After the war he returns to his farm and his Bible studies, focusing now on the inevitability of  death and prospects for an afterlife. He gradually returns to the Baptist Church in town, becomes  a reader, and is “born again” into faith in a savior both compassionate and engaged in the affairs of men. 

When his Deist friends challenge his conversion, Miller intensifies his reading of Bible verses,  and comes to focus on Daniel 8:14, which he regards as a prophecy about the timing of “the  second coming of Christ.” 

Unto two thousand and three hundred days; then shall the sanctuary be cleansed. 

Through further agonizingly detailed scriptural analysis he tries to pinpoint the event on the  calendar. In 1822 he declares that the “2300 days” will be up on or before the year 1843:  

I believe that the second coming of Jesus Christ is near, even within twenty-one years, on  or before 1843. 

In 1832, amidst the awakening fervor, a Baptist newspaper, The Vermont Telegraph, publishes a  series of articles proclaiming Miller’s prediction. This transforms one man’s inquiry into a  movement, first regional, then national, with thousands of believers, known as “Millerites,”  ordering their lives for the second coming. 

Miller finally zeroes in on a time between March 21, 1843 and March 21, 1844, as the day of  reckoning. When both dates come and go, a wave of disappointment strikes the movement’s  followers. A stricken and contrite Miller issues a public apology, while continuing to believe, up  to his death in 1849, that his miscalculation was a minor one. 

Most Millerites now disband – but not all.  

One contingent that lives on is drawn more to Miller’s intricate textural analyses than the  precision of his dates for the reappearance of Christ. It reexamines the ancient scriptures and  concludes that the Daniel verse actually foretells an “ascension” into the Most Holy Place in  heaven rather than a return to earth.  

It also sets out to reestablish the practice of observing the Sabbath, not on Sunday – which they  regard as a corruption of the Catholic Church — but from sundown Friday through sundown  Saturday. This leads to a host “Seventh Day” Churches, with the Seventh Day Adventists  eventually achieving the largest following.

1820’s Forward

Utopian Movements Dot The Landscape

Amish Woman
Living the Contemplative Ideal

While some movements seek to reform society, others decide to opt out of it.

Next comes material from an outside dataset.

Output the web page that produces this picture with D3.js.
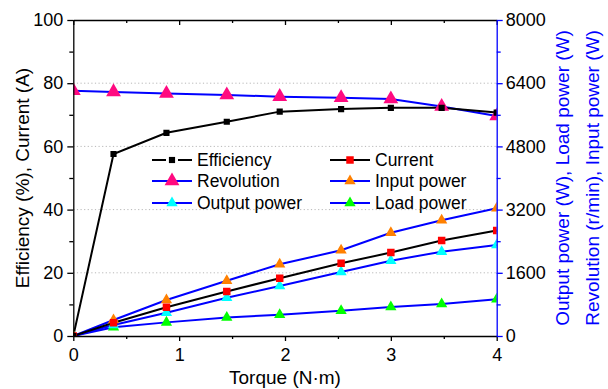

Their motivations tend to be religious in character, driven from a shared belief that American values have gone astray – with communal well-being and personal salvation sacrificed to materialism and the chase after upward mobility.

For the Amish, Mennonites, Shakers and others, the way out of this moral trap lies in escape, in accord with the Biblical admonition:

Keep thyself unspotted from the world.

They accomplish this by setting up communities of fellow believers in rural settings, removed from the temptations and distractions they associate with modern society.

Their daily lives are marked by a return to nature, asceticism, and contemplation.  

They farm the land, dress simply, reject personal adornments and class distinctions. Some sects  attempt to redefine gender roles, others even challenge conventional marital and sexual practices.  

Their theology is typically Christian, albeit tilted toward Old Testament dictates. 

Outsiders characterize these sects as Utopian, after the name given an imaginary island nation in  a book written in 1516 by St. Thomas More, the English lawyer, Lord Chancellor and Catholic  saint, executed for opposing Henry VIII’s claim to head the Church of England.  Moore’s vision is of an ideal community where: 

Nobody owns anything but everyone is rich – for what greater wealth can there be than  cheerfulness, peace of mind, and freedom from anxiety? 

Thus the Utopian sects and experiments attempt to flee from the materialistic values they see  shaping American society and escape toward a classless alternative based on virtue not wealth.  Moore sees simple justice in this transformation to Utopia: 

For what justice is there in this: that a nobleman, a goldsmith, a banker, or any other  man, that either does nothing at all, or, at best, is employed in things that are of no use  to the public, should live in great luxury and splendour upon what is so ill acquired, and  a mean man, a carter, a smith, or a ploughman, that works harder even than the beasts themselves, and is employed in labours so necessary, that no commonwealth could hold  out a year without them, can only earn so poor a livelihood and must lead so miserable a  life, that the condition of the beasts is much better than theirs? 

The themes played out in these isolated communities – be they Amish, Mennonite, Shaker or  others that follow on – become an integral part of America’s Second Great Religious  Awakening. 

1820’s Forward

The Lasting Impact Of The Second Awakening

The Evangelical fervor that crisscrosses the landscape in the 1820’s will prove to be a turning  point in antebellum American history. 

The constant threat of foreign invasion has waned, and “we the people” step back and reflect on  how far the new nation has come in its first 50 years of existence – and what it needs to do next  to live up to its original vision. 

In characteristic American fashion, the “revival meetings” place the burden for corrective action  on each man or woman who steps forward to be saved.  

If society needs changing, it is up to individuals to act. And act they will.  

A few will seek a better life by retreating to isolated communes; most will pursue remedies for  everyday ills they encounter close to home, in their towns and on their streets.  

Their “causes” will vary.  

A Temperance movement gains widespread public support. Calls arise to reform child labor  laws. Food kitchens and welfare sights appear to help the impoverished. Efforts are under way to  improve prison conditions and to spare Debtors from harsh sentencing. Women begin to band  together to have their voices heard in what remains largely the affairs of men. 

But one cause will alter the nation’s destiny – it is the effort to wash away the stain of slavery  that has blemished America’s soul since 1607.